The strongest qualitative signal is the level of leadership alignment around the strategy. While alignment can be interpreted by listening to words, it is most powerfully demonstrated by actions. The loudest signal for a strategic refresh emerges when leaders try to do too many things at once, thereby diverting organisational energy and capability across too broad an area – sometimes referred to as the ‘peanut butter’ approach. A failure of strategy occurs when there is an absence of an aligned mental strategic framework that equips leaders with the courage to say no in the bid to optimise resource allocation.
A second qualitative signal is the clarity of purpose around building and maintaining the organisation’s capability platform required to deliver competitive advantage. This clarity naturally translates to decisions around what capabilities the company wishes to develop and maintain in-house and those it is happy to source from other suppliers. An ad-hoc decision-making process around crafting the capability platform is a sure signal for strategic renewal.
The third qualitative signal for strategy effectiveness lies in the level of complexity that exists within the company’s products, services, and organisation processes. Clarity of strategic purpose is a precondition to organisational simplicity. The prize for simplicity is high with research indicating that the companies with low complexity delivering growth 30-50% higher than the norm and around 80-100% faster than companies exhibiting high levels of complexity.

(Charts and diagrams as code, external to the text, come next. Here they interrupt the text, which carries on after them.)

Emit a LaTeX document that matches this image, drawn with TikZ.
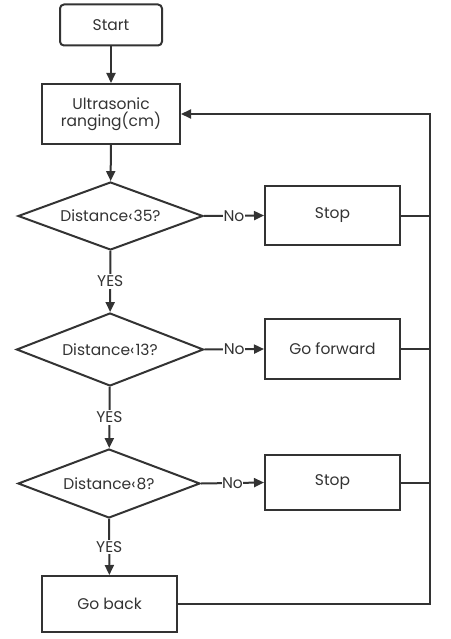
\documentclass[tikz,border=0pt]{standalone}
\usepackage{fontspec}
\setmainfont{Poppins}
\usetikzlibrary{shapes.geometric,arrows.meta}
\definecolor{ink}{HTML}{333333}
\begin{document}
\begin{tikzpicture}[x=1pt,y=-1pt,
  every node/.style={font=\fontsize{15.5}{19}\selectfont, text=ink},
  boxnode/.style={draw=ink, line width=2pt, minimum width=135pt, inner sep=0pt, align=center},
  decnode/.style={draw=ink, line width=2pt, diamond, aspect=2.7, inner sep=0pt},
  conn/.style={draw=ink, line width=2pt},
  arr/.style={conn, -{Triangle[length=10pt,width=9pt]}},
  lbl/.style={fill=white, inner sep=0.5pt}
]
\useasboundingbox (0,0) rectangle (450,639);
\node[boxnode, rounded corners=4pt, minimum width=102pt, minimum height=41pt] (start) at (111,25) {Start};
\node[boxnode, minimum width=138pt, minimum height=60pt] (ultra) at (111,114) {Ultrasonic\\[-2pt]ranging(cm)};
\node[decnode, minimum width=185pt, minimum height=68pt] (d1) at (110.5,216) {Distance‹\kern1pt 35?};
\node[boxnode, minimum height=59pt] (stop1) at (332.5,215.5) {Stop};
\node[decnode, minimum width=187pt, minimum height=73pt] (d2) at (110,349.5) {Distance‹\kern1pt 13?};
\node[boxnode, minimum height=60pt] (fwd) at (332.5,349) {Go forward};
\node[decnode, minimum width=182pt, minimum height=69pt] (d3) at (109,483.5) {Distance‹\kern1pt 8?};
\node[boxnode, minimum height=55pt] (stop3) at (332.5,482.5) {Stop};
\node[boxnode, minimum height=56pt] (back) at (109.5,604) {Go back};
\coordinate (bus) at (430,114);

\draw[arr] (start) -- (ultra);
\draw[arr] (ultra) -- (d1);
\draw[arr] (d1) -- node[lbl, inner sep=1.5pt]{YES} (d2);
\draw[arr] (d2) -- node[lbl, inner sep=1.5pt]{YES} (d3);
\draw[arr] (d3) -- node[lbl, inner sep=1.5pt]{YES} (back);
\draw[arr] (d1.east) -- node[lbl]{No} (stop1.west);
\draw[arr] (d2.east) -- node[lbl]{No} (fwd.west);
\draw[arr] (d3.east) -- node[lbl]{No} (stop3.west);
\draw[conn] (stop1.east) -- (stop1.east -| bus);
\draw[conn] (fwd.east) -- (fwd.east -| bus);
\draw[conn] (stop3.east) -- (stop3.east -| bus);
\draw[arr] (back.east) -| (bus) -- (ultra.east);
\end{tikzpicture}
\end{document}
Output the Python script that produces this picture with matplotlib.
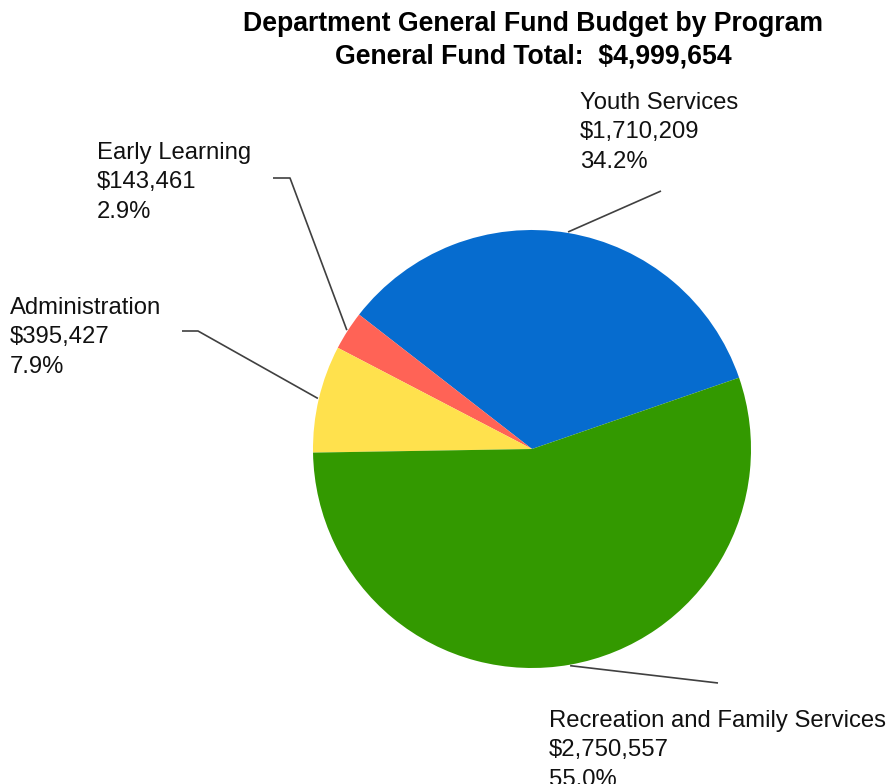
import numpy as np
import matplotlib.pyplot as plt

plt.rcParams['font.family'] = ['Liberation Sans', 'DejaVu Sans']

# data
programs = ['Youth Services', 'Early Learning', 'Administration',
            'Recreation and Family Services']
amounts = [1710209, 143461, 395427, 2750557]
colors = ['#066ccf', '#ff6356', '#ffe14d', '#339900']

# label layout in pixels (top-left origin): text left/top and leader elbows
label_pos = [(580, 92), (97, 142), (10, 297), (549, 710)]
elbows = [[(661, 191)],
          [(290, 178), (273, 178)],
          [(198, 331), (182, 331)],
          [(718, 683)]]

W, H = 889, 784
fig = plt.figure(figsize=(W / 100, H / 100), dpi=100)
ax = fig.add_axes([0, 0, 1, 1])

cx, cy, r = 532, H - 449, 219
wedges, _ = ax.pie(amounts, colors=colors, startangle=19, counterclock=True,
                   center=(cx, cy), radius=r,
                   wedgeprops=dict(linewidth=0))
ax.set_xlim(0, W)
ax.set_ylim(0, H)
ax.set_aspect('equal')
ax.axis('off')

total = sum(amounts)
for w, name, amt, (lx, ly), elb in zip(wedges, programs, amounts, label_pos, elbows):
    mid = np.deg2rad((w.theta1 + w.theta2) / 2)
    x0 = cx + (r + 1) * np.cos(mid)
    y0 = cy + (r + 1) * np.sin(mid)
    xs = [x0] + [p[0] for p in elb]
    ys = [y0] + [H - p[1] for p in elb]
    ax.plot(xs, ys, color='#404040', lw=1.2, solid_capstyle='butt')
    txt = '%s\n$%s\n%.1f%%' % (name, format(amt, ','), amt / total * 100)
    ax.text(lx, H - ly + 0.5, txt.replace('$', r'\$'), ha='left', va='top',
            fontsize=17.2, color='#111111', linespacing=1.45)

fig.text(533 / W, 1 - 11 / H,
         'Department General Fund Budget by Program\nGeneral Fund Total:  $%s' % format(total, ','),
         ha='center', va='top', fontsize=19.2, fontweight='bold', linespacing=1.32)

fig.savefig('out.png', dpi=100)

The signal for a strategy refresh our evident in performance metrics and the actions of leaders
Evidence of effective strategy is rarely a neatly bound dossier that is the outcome of an organisation’s strategic planning process. Effective strategy is most evident when there is a positive trend of internal and external performance metrics, and when leaders share a mental strategic framework that facilitates timely and meaningful prioritisation of constrained resources in the face of competing demands. The absence of either is a timely signal for a refresh of your organisation’s strategy.